Destruction's thunders rage from pole to pole—
Yet he undaunted smiles, and bids them calmly roll!
TOSCAR
ST. SEPULCHRE'S BELL
(For the Mirror.)
Among the list of benefactions in the parish church of St. Sepulchre is the following, relative to the tolling of the church-bell on the eve of the execution of unhappy criminals:
"Robert Doue, Citizen and Merchant Tailor of London, gave to the parish church of St. Sepulchre's the somme of £50. That after the several Sessions of London, when the prisoners remain in the gaole as condemned men to death, expecting execution on the morrow following, the clarke (that is, the parson) of the church shoold come in the night time, and likewise in the morning, to the window of the prison where they lye, and there ringing certain tolls with a hand-bell appointed for the purpose, he doth afterwards (in most Christian manner) put them in mind of their present condition and ensuing execution, desiring them to be prepared therefore as they ought to be. When they are in the cart, and brought before the wall of the church, there he standeth ready with the same bell, and after certain toles rehearseth an appointed praier, desiring all the people there present to pray for them. The Beadle, also, of Merchant Taylors' Hall hath an honest stipend allowed to See that this is duly done."
It has been a very ancient custom, on the night previous to the execution of condemned criminals, for the bellman of the above parish to go under Newgate, and, ringing his bell, repeat the verses beneath (which, by the above extract, it would appear, should be the duty of the clergyman), as a friendly admonition to the wretched prisoners:
"All you that in the condemned hold do lie,
Prepare you, for to-morrow you shall die!
Watch all and pray, the hour is drawing near
That you before the Almighty must appear:
Examine well yourselves, in time repent,
That you may not t' eternal flames be sent.

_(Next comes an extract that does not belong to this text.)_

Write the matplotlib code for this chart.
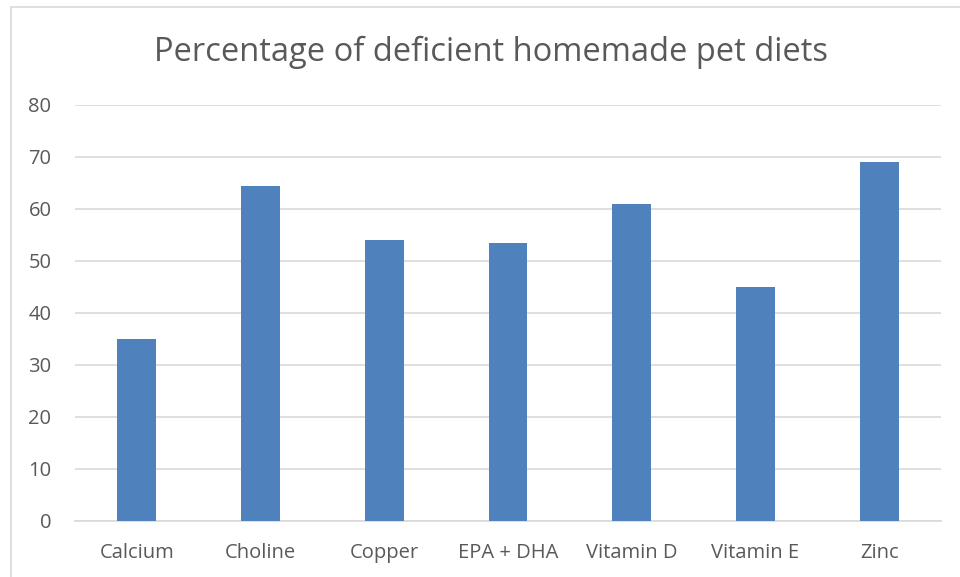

And when St. Sepulchre's bell to-morrow tolls,
The Lord above have mercy on your souls!
Past twelve o'clock!"
In the case of Stephen Gardener, who was executed at Tyburn, in 1724, the bellman chanted the above verses. This man, with another, being brought to St. Sepulchre's watch-house, on suspicion of felony, which, however, was not validated, they were dismissed. "But," said the constable to Gardener, "beware how you come here again, or this bellman will certainly say his verses over you;" for the dreaded bellman happened to be then in the watch-house.—Such proved to be the case, for the same man suffered the penalty of the law, for housebreaking, "the day and year first above mentioned."